As for positing that 40-year-old thinking isn't the issue but that the physics remaining the same necessarily constrains our options: I disagree. The options open up if you are willing to look beyond the limitations of a throw-away EOR-LOR horizon:
>>What about aerobraking back into Earth orbit with on-orbit vehicle refurbishment?
(Already executed by some of our planetary probes (aerobraking) and on-orbit refurbishment (shuttle repair flights));
>>Tethers? (A challenging technology but it offers a delta-V potential that has already been demonstrated);
>> Earth-orbit & lunar-orbit refueling? (An absolutely essential component of any long-term space exploration & exploitation activity);
>> Reusable SSTO Lunar Vehicles, with refueling on both ends? (Unlike with Earth's gravity well, SSTO operations (up & down) are currently feasible in the 1/6th G of the Moon);
Alternate rendezvous trajectories/modes exploiting the Earth-Moon Lagrangian points? (Decades of analysis have explored schemes that maximize efficiency, flexibility, and safety over the long-term).
>> Other engineering alternatives exist regarding all points of the lunar return opportunity; none of these are mentioned in any NASA material. This conveys the distinct impression that the EOR-LOR ESAS is "locked in." When we are talking about establishing the foundation for the long-term exploration of the entire solar system, why is this so? Is it right that NASA, in spending govt research dollars, intentionally shy away from exploring new enabling technologies and constrain it's thinking to the lowest, least risky, smallest-payoff alternatives?

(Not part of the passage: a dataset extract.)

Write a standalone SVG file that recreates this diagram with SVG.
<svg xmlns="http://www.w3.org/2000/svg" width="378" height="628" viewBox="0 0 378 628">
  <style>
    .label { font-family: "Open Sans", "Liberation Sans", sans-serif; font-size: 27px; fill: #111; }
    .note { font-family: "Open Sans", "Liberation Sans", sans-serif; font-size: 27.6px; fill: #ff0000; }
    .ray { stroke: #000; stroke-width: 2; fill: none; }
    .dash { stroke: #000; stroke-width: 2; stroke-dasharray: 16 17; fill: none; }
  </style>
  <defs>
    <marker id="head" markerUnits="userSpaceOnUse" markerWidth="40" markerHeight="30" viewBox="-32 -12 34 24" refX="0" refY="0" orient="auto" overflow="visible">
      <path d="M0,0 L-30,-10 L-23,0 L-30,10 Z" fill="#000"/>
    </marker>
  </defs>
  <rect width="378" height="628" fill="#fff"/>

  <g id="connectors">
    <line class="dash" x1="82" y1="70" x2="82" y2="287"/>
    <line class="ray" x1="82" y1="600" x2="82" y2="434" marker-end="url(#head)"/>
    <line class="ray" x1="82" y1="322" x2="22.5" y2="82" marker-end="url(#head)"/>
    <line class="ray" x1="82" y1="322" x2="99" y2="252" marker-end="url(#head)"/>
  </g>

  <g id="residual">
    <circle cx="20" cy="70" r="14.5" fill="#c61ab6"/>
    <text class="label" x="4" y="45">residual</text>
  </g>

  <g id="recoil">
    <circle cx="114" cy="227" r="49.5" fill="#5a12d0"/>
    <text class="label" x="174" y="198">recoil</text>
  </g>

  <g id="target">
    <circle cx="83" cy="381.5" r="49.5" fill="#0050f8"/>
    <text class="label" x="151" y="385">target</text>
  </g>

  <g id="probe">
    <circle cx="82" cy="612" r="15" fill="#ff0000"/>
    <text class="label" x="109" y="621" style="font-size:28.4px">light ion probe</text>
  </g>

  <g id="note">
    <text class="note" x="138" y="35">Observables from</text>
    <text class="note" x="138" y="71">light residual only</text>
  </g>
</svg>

What I most strongly fear is that our current baseline architecture, selected under the political-expedient shadow of inadequate budgeting from above is, like the 1&1/2-stage shuttle configuration and high-inclination/limited alpha-module layout ISS configuration selected before it——for the exact same reason, mind you, is a matter of our govt (again) being penny wise and pound foolish. The true irony is that while some in NASA management declare the shuttle and ISS mistakes and missteps that they would rather had not happened, they are making, in the big picture, the exact same mistakes again.
When are we going to see visionary thinking in the engineering (and necessary funding by Congress) to meet the challenge of the visionary promise of the VSE itself?

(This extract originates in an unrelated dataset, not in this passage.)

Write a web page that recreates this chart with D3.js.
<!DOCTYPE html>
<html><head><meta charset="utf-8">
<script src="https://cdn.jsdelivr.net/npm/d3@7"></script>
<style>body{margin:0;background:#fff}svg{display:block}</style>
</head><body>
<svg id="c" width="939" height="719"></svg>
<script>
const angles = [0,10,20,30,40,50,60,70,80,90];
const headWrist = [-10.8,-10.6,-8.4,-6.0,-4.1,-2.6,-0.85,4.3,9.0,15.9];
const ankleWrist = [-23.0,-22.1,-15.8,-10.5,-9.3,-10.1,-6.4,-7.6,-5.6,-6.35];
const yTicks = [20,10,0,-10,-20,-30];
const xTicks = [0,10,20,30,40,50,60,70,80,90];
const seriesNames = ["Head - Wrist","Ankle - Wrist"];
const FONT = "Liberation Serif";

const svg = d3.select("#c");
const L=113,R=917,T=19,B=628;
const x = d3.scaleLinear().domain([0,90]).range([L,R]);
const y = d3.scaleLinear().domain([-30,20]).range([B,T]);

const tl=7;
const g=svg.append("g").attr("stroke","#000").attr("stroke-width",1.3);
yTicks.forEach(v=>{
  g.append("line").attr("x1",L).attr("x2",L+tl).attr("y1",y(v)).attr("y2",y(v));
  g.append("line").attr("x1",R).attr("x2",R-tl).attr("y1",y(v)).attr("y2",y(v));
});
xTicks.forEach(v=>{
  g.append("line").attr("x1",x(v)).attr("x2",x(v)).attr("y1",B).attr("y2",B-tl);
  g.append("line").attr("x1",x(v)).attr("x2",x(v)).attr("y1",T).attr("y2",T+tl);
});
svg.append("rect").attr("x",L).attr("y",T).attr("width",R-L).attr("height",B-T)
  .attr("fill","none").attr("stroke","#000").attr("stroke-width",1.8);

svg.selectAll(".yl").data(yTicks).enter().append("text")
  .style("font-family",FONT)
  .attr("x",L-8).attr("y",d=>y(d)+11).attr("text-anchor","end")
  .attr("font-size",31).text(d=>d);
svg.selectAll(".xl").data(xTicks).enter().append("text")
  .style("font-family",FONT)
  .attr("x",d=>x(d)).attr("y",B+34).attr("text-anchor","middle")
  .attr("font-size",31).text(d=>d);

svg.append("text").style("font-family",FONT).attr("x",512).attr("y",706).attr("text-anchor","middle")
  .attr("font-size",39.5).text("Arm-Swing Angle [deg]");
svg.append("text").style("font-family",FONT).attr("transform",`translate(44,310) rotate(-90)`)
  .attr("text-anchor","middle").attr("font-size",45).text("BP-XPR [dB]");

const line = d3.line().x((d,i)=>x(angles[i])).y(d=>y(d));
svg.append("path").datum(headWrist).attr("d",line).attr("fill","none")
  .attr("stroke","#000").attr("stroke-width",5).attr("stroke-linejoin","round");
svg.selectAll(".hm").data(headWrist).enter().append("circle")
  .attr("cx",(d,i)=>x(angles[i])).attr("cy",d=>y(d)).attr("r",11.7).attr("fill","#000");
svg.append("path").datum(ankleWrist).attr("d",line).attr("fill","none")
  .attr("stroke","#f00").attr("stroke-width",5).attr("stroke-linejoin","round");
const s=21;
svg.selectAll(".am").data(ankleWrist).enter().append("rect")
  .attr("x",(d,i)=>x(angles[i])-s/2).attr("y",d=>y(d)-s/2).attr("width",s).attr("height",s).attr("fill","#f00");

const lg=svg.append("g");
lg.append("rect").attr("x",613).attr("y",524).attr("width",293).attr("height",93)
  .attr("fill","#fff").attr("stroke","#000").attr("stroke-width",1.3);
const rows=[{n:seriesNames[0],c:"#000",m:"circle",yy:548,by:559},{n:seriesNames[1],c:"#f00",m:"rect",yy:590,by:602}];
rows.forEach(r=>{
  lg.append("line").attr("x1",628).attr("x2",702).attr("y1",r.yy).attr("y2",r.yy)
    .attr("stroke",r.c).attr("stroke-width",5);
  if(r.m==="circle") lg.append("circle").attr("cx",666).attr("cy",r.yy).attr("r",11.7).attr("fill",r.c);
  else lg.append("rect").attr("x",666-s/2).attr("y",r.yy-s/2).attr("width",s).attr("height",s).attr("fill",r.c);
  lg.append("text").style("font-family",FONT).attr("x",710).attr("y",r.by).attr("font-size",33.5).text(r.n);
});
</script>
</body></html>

The man in the moon broadcasts to
earth- Someone is waving from Altairs window! Why it's the president, Rove, Dick, Condi! What are you saying? Oh- Ok
You want to come back home because you thought you were getting on air force one in a dark hanger. Ok I'll pass the word to the new president.

Fancy names mean squat when NASA doesn't have a single reliable spacecraft in its fleet.

@Bob Mahoney,

Maybe you could cut NASA a bit of slack. The public has shown about 0% tolerance for mission failure that results in crew loss. Not to mention that NASA itself doesn't like having to explain those deaths.

When the shuttle was grounded, NASA was able to to rely upon the boring, much disparaged Russian systems. The Russians have barely changed their methods in 40 years and they have the best reliability stats in the business.

NASA has to get crews to their destination and back again. Lots of failure modes aren't going to be fixable when you're on mission. Which water recycler would you rather have in your ship, the one that is cutting-edge, small, elegant, efficient, and breaks down every 2 days, or one that is an old design, clunky, and dead reliable?

The same goes for every other system on board. Lots of these are life support systems too. Reliability has got to be a key design goal and that means conservative designs, like it or not.

When the Apollo 13 mishap occurred, the electronics had to tolerate cold and moisture way outside of anticipated normal conditions. Had those systems failed the results could have been far worse than what happened. That's just one example of how conservative design can save your bacon.

Change will happen of course. However don't expect your aero-braking, tether deploying, Lagrange transiting, lunar orbital refuelling, SSTO Rescue-1 vehicle (run by Captain Scarlett of course) to appear all at once.